Now, you want a single cell somewhere that is the total of the values in Col A, but only for those rows that also have an “x” in Col B. Without array formulas, you’d have to create a third column (blank if Col B is blank, copy the value from Col A if Col B = “x”), then add up the resulting values in Col C. Array formulas let you do it in one step. The resulting formula would look like this:

{=SUM(IF(B1:B1000=“x”,A1:A1000))}

though you can’t enter it directly by typing in the curly braces (for reasons that escape me); you enter it without the curly braces, but then hit CTRL-SHIFT-ENTER.

There are a lot of more complex uses for the beast, of course, but that excercise is left to the student.

Now, to take a stab at friedo’s problem. This is a bit like trying to thread a needle with mittens on, however. This is one of those problems that needs a hands-on demonstration.

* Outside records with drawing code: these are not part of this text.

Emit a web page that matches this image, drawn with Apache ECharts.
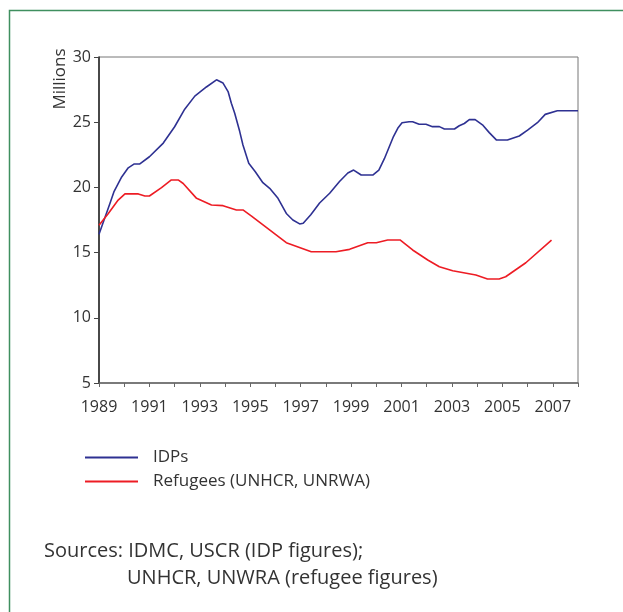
<!DOCTYPE html>
<html><head><meta charset="utf-8">
<script src="https://cdn.jsdelivr.net/npm/echarts@6/dist/echarts.min.js"></script>
<style>html,body{margin:0;padding:0;background:#fff}#c{width:623px;height:612px}</style>
</head><body><div id="c"></div>
<script>
const idpYears = [1989.0,1989.44,1989.6,1989.9,1990.16,1990.4,1990.62,1991.0,1991.55,1992.0,1992.4,1992.8,1993.26,1993.66,1993.92,1994.12,1994.25,1994.38,1994.58,1994.71,1994.94,1995.2,1995.5,1995.77,1996.1,1996.43,1996.69,1996.96,1997.1,1997.4,1997.75,1998.15,1998.54,1998.87,1999.1,1999.4,1999.86,2000.1,2000.32,2000.49,2000.68,2000.85,2001.02,2001.3,2001.44,2001.7,2001.97,2002.23,2002.5,2002.7,2003.1,2003.29,2003.49,2003.69,2003.92,2004.21,2004.48,2004.77,2005.2,2005.67,2006.0,2006.39,2006.7,2007.18,2008.0];
const idpValues = [16.4,18.8,19.7,20.8,21.5,21.8,21.8,22.35,23.4,24.65,26.0,27.0,27.7,28.25,28.0,27.35,26.45,25.7,24.3,23.25,21.85,21.2,20.36,19.93,19.16,18.0,17.5,17.2,17.25,17.9,18.8,19.55,20.45,21.1,21.33,20.95,20.95,21.33,22.2,23.0,23.9,24.53,24.96,25.04,25.04,24.84,24.84,24.66,24.66,24.48,24.48,24.73,24.9,25.2,25.2,24.8,24.2,23.63,23.63,23.94,24.4,24.96,25.6,25.88,25.88];
const refYears = [1989.0,1989.37,1989.76,1990.03,1990.56,1990.82,1991.0,1991.48,1991.87,1992.14,1992.34,1992.87,1993.46,1993.92,1994.45,1994.71,1995.05,1996.43,1997.42,1998.4,1998.94,1999.66,2000.0,2000.45,2000.94,2001.44,2002.04,2002.5,2003.03,2003.95,2004.41,2004.87,2005.13,2005.93,2006.95];
const refValues = [17.1,18.0,19.03,19.5,19.5,19.34,19.34,19.98,20.57,20.57,20.3,19.16,18.65,18.6,18.27,18.27,17.8,15.76,15.07,15.07,15.25,15.76,15.76,15.97,15.97,15.2,14.43,13.92,13.61,13.28,12.98,12.98,13.15,14.22,15.95];
const seriesNames = ['IDPs','Refugees (UNHCR, UNRWA)'];
const sourceLines = ['Sources: IDMC, USCR (IDP figures);','UNHCR, UNWRA (refugee figures)'];
const yAxisName = 'Millions';

const zip = (xs, ys) => xs.map((x, i) => [x, ys[i]]);
const font = '"Open Sans", Lato, sans-serif';
const chart = echarts.init(document.getElementById('c'), null, {renderer: 'canvas'});
chart.setOption({
  animation: false,
  backgroundColor: '#fff',
  grid: {left: 99, right: 45, top: 57, bottom: 229, show: true, borderColor: '#777', borderWidth: 1, backgroundColor: 'transparent'},
  xAxis: {
    type: 'value', min: 1989, max: 2008, interval: 1,
    axisLine: {show: true, lineStyle: {color: '#666', width: 1.5}},
    axisTick: {show: true, inside: false, length: 4, lineStyle: {color: '#666'}},
    axisLabel: {color: '#333', fontSize: 16, fontFamily: font, margin: 16,
      formatter: v => ((v - 1989) % 2 === 0 ? String(v) : '')},
    splitLine: {show: false}
  },
  yAxis: {
    type: 'value', min: 5, max: 30, interval: 5,
    axisLine: {show: true, lineStyle: {color: '#222', width: 1.5}},
    axisTick: {show: true, inside: false, length: 5, lineStyle: {color: '#444'}},
    axisLabel: {color: '#333', fontSize: 16, fontFamily: font, margin: 8},
    splitLine: {show: false}
  },
  legend: {
    orient: 'vertical', left: 80, top: 444, itemWidth: 53, itemHeight: 2, itemGap: 7,
    icon: 'rect',
    textStyle: {fontSize: 17, fontFamily: font, color: '#333', padding: [0, 0, 0, 10]},
    data: seriesNames
  },
  series: [
    {name: seriesNames[0], type: 'line', data: zip(idpYears, idpValues), showSymbol: false,
      lineStyle: {color: '#2e3192', width: 1.6}, itemStyle: {color: '#2e3192'}},
    {name: seriesNames[1], type: 'line', data: zip(refYears, refValues), showSymbol: false,
      lineStyle: {color: '#ed1c24', width: 1.6}, itemStyle: {color: '#ed1c24'}}
  ],
  graphic: [
    {type: 'rect', shape: {x: 9.5, y: 10.5, width: 800, height: 800}, style: {fill: 'none', stroke: '#3f8f5f', lineWidth: 1.5}, silent: true},
    {type: 'text', x: 60, y: 79, rotation: Math.PI / 2, style: {text: yAxisName, fontSize: 17, fontFamily: font, fill: '#333', align: 'center', verticalAlign: 'middle'}},
    {type: 'text', x: 44, y: 551, style: {text: sourceLines[0], fontSize: 20, fontFamily: font, fill: '#333', verticalAlign: 'middle'}},
    {type: 'text', x: 127, y: 578, style: {text: sourceLines[1], fontSize: 20, fontFamily: font, fill: '#333', verticalAlign: 'middle'}}
  ]
});
</script></body></html>
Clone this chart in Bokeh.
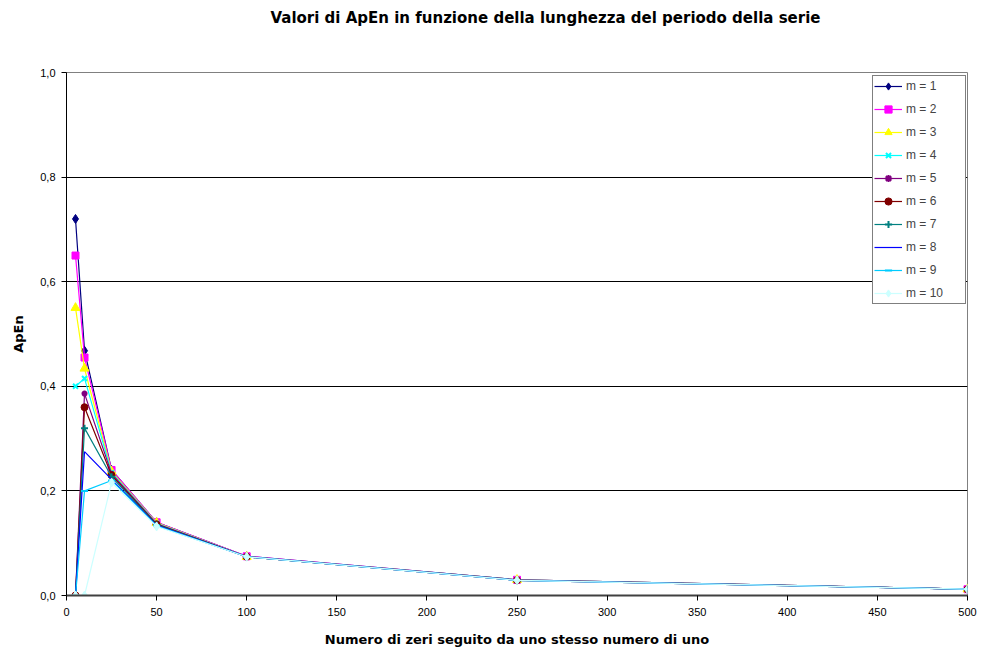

The pivot table doesn’t let you create new criteria. It just lets you organize your existing data in different ways. You wouldn’t use a pivot table to add information about sales by state. You’d use a pivot table to take your existing data and put it into different totaling buckets.

Let’s say you had sales for each person. Col A might be the person’s name, Col B the amount of the sale, Col C the month the sale was made, Col D the state in which the sale was made. There’s one row for each sale:

Jane $5 Feb CA
Jane $4 Jan AZ
Mary $2 Apr WY
Mary $8 Sep MT

and so on.

A pivot table would let you display a table of results with totals by salesperson, by month, or by state. You could easily have the states running down the left side, and the months running across the tops of the columns, with the total sales by state, by month, in the field of the table. Or, you could have the salepeople running down the left side, and the states running across, with the total sales by salesperson, by state, in the field of the table.